The open question is whether she can have the same cultural impact on a smaller stage.
Winfrey's daytime talk show was generally seen by about 6million people in her final years, while Oprah's Next Chapter with the Kardashians was seen by 1,1million viewers, according to the Nielsen company.
"I'm sure people have a conversation about that when they are exploring their options," says Sheri Salata, OWN president.
"The one constant we have ... is that you have the opportunity to sit down with Oprah."
Winfrey's daytime show wasn't all about interviews, of course.

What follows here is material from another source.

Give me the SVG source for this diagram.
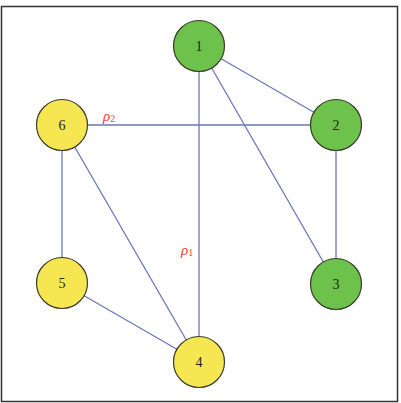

But in her last few seasons she sat down for conversations with the likes of Tina Fey, Elizabeth Edwards, Michelle Obama, Madonna, Denzel Washington, Jerry Seinfeld, Richard Branson and Beyoncé.
The audience was primarily women but, as Cruise proved with his eager declarations of love for Katie Holmes in 2005, the cultural impact could spread beyond the afternoon.
"Doing an interview on one of those shows was like Johnny Carson asking you to come and sit with him after you've done your stand-up," says Robert Thompson, director of the Bleier Center for Television and Popular Culture at Syracuse University.
"If there was any equivalent to playing the Palace at the end of the 20th and the beginning of the 21st centuries, being on Oprah might have been it."
While Thompson said that "half the people can't find OWN on their cable TV", that may underestimate Winfrey.
The Oprah's Next Chapter episode with Houston's family in March premiered to 3,5 million people, Nielsen says.
Many others heard about it or saw clips.
Winfrey's presence in daytime television was a mixed blessing for veteran Hollywood publicist Howard Bragman.
Most of his clients wanted to be on Oprah and were convinced they had a story she wanted to hear.
When they did, it was great.
When they didn't, not so great.
"It was a ton of pressure," he says, "and there's a part of me that is happy the pressure has lifted."
Now he can suggest a media strategy with interviewers who can reach his clients' target audiences.
Bragman often goes retro, preferring the news divisions at broadcast television networks.
Ellen DeGeneres is probably the leading personality in daytime now, but her show is about entertainment.
Dr Phil and Anderson Cooper get some interviews, as does The View and The Talk.
But none has the impact that Winfrey had on a consistent basis, says Bill Carroll, an expert in the syndication market for Katz Media.
Also missing from the scene is CNN's Larry King, who didn't have the same juice as Winfrey, but he had a friendly reputation that made him a popular stop for people with hard stories to tell.
King's replacement, Piers Morgan, is not as established and is dragged down by CNN's ratings problems.
Katie Couric, whose daytime talk show starts in the American autumn this year (SA's spring), could be Winfrey's true heir as an interviewer in daytime.
Her lengthy tenure at NBC's Today show makes her able to deftly switch from world leaders to actors to quirky celebrities enjoying 15 minutes of fame.
"Not many people can do that," Bragman says.
First things first, however.
Couric still needs to build a show and prove that people want to watch her.
This will give Oprah time to regroup.
Establishing booking superiority before Couric starts could benefit her.